8.3. Further, other decisions relied on by Ld.Counsel are factually distinguishable and not applicable to the facts of present case. Thus entire list of decisions relied upon by Ld. counsel cannot rescue assessee from tax implication as those are factually different from that of the present as has been discussed above.
8.4. Under section 82 of Companies Act 1956, as it was applicable for the relevant assessment year, shares in a company is a moveable property, transferrable in the manner provided by its Articles of Association. Assessee has not shown/established the manner in which alleged transfer that has been effectuated, was authorized by its Articles. It is difficult to imagine Articles of Association of a company providing for gifting of assets in the company to another company by way of shares in a public limited company, unless it be one which has been set up for some purpose. Ld.A.O. had rightly raised question regarding the reality and genuineness of transaction, in addition to its validity.
In fact when such transactions are entered into, involving assets substantially worth, it behoves the assessee before Ld. AO to establish to the hilt, the factum, genuineness and validity of such transaction, the right to enter into such transaction and bonafides of such transaction, especially when, revenue challenges genuineness of such transaction itself.
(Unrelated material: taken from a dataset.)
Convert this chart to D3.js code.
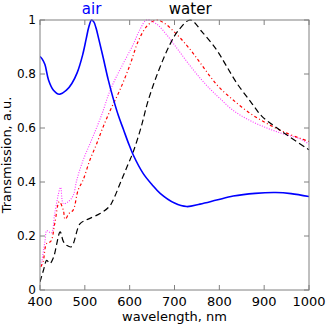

It has been vehemently contested by authorities below as well as Ld. CIT DR that transaction has been effectuated for avoiding payment of tax and to get out of the ambit of section 56 (2) (viia) of the Act.
And it is apparent from record that assessee has not demonstrated by way of documentary evidence or in any of the manner to prove the genuineness and validity of transaction.
8.5. Ld.Counsel has been harping that the shares held by assessee in a Public Limited Company was transferred in lieu of a family realignment, but failed to establish the relation of the alleged transferee company with that of assessee or any of the group/subsidiary companies.
Further there is no agreement/document that has been executed between group companies forming part of family realignment. To postulate that a company can give away its assets free to another even orally, can only be aiding dubious attempts at avoidance of tax payable under the Act unless it is supported by documentary evidence. In our considered opinion Assessing Officer is in a better position to make proper enquiry in to the question of reality, genuineness and validity of alleged transaction, entered into by assessee.
8.6. Assessee is thus directed to provide all necessary and relevant information/details to assist Ld. A.O., as called for, to his satisfaction, in determining correct nature of alleged transaction as per law.
It is also directed that in the event assessee fails to provide any document as called for, in order to establish the genuineness and validity of alleged transaction, as has been submitted to be for a family realignment, Ld.A.O. may compute income in the hands of assessee as per law. On the contrary if assessee is able to prove to the satisfaction of Ld.AO regarding genuineness and validity of the transaction, no addition shall be called for.
8.7. With the above directions we set aside the issue raised by assessee back to Ld. AO. who shall decide the issue as per facts and law, after giving due opportunity of being heard to the assessee.